FAQs signal poor products. They obfuscate.
FAQs are not helpful.
Not frequently asked
FAQs aren’t responsive to frequently-asked questions. FAQs are the questions someone wished people asked.
But for the sake of argument, let’s suppose your FAQ is real: it’s responsive to questions are frequently asked.
Congratulations, you’ve found a unicorn. But again, for the sake of argument, let’s pretend this unicorn is real. Why are people are frequently asking questions? Here’s why:
Your product sucks
A FAQ’s main point is papering over failure.
Good products and good documentation minimize questions.
Improve your product! Invest in eliminating user questions.
FAQs obfuscate
FAQ-style documentation obfuscates. By bloating heading length, they make it harder to find information.
Simple heading | FAQ-bloat heading |
Data types | Which data types may I choose? (300% bloat) |
Log in | How do I log in to AwesomeApp? (350% bloat) |
Scholarships offered | What types of scholarships does State University offer? (400% bloat) |
One-on-one contact always disallowed | “The Barriers to Abuse states ‘One-on-one contact between adult leaders and youth members is prohibited both inside and outside of Scouting.’ What does ‘inside and outside of Scouting’ mean?” (source) (725% bloat) |
FAQs are bad habits
Sometimes good documentation is harmed by conveying it as a FAQ. This comes from a baseless belief that friendly, approachable formats are wordy or busy.

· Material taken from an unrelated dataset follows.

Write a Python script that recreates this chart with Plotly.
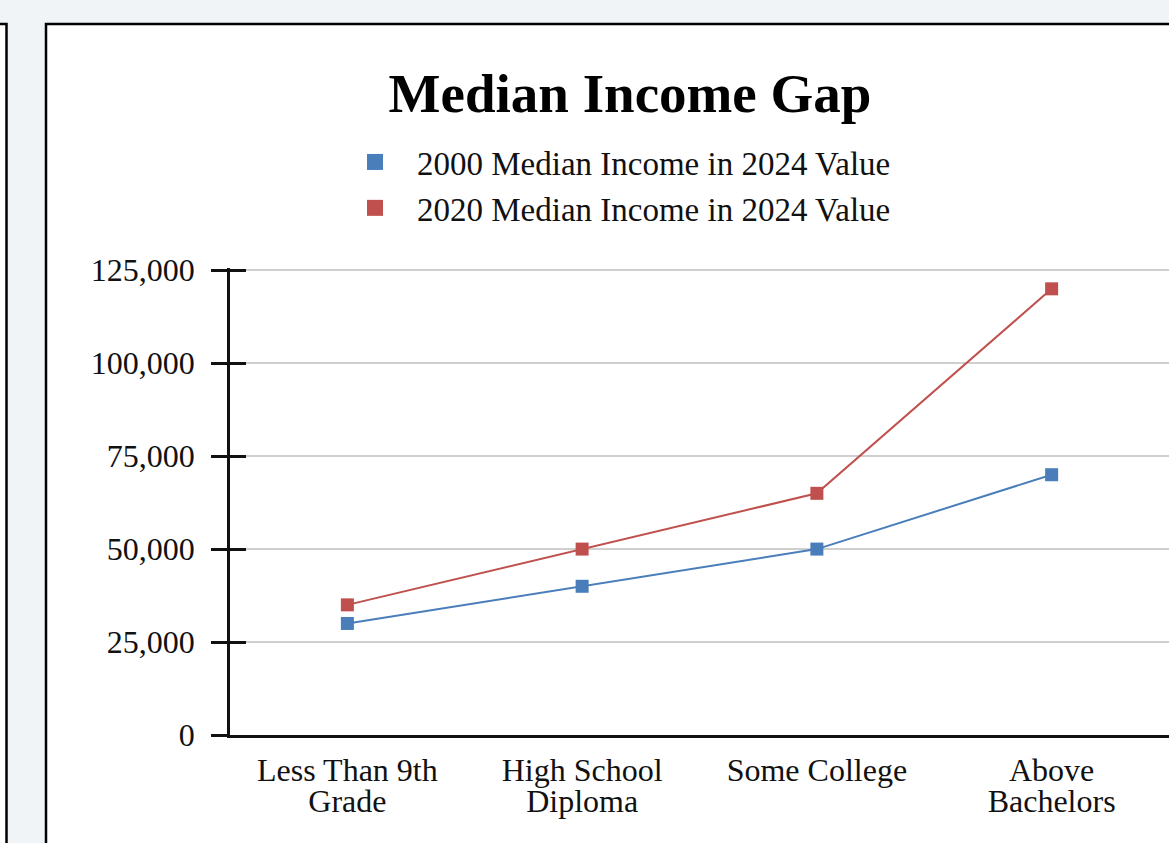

Never do this! Construct your documentation in a straightforward way.
FAQs are a last resort
If you feel you need a FAQ, do these first:
- Improve your product to eliminate questions.
- Improve your documentation to eliminate questions.
- Do anything other than a FAQ.
If after following these steps, you still need a FAQ, then fine, do it. But only do it with a plan to eliminate it. And only do it if it’s answering questions customers are frequently asking.
The FAQ is a last resort. It makes you look bad. It needs to disappear at the earliest opportunity.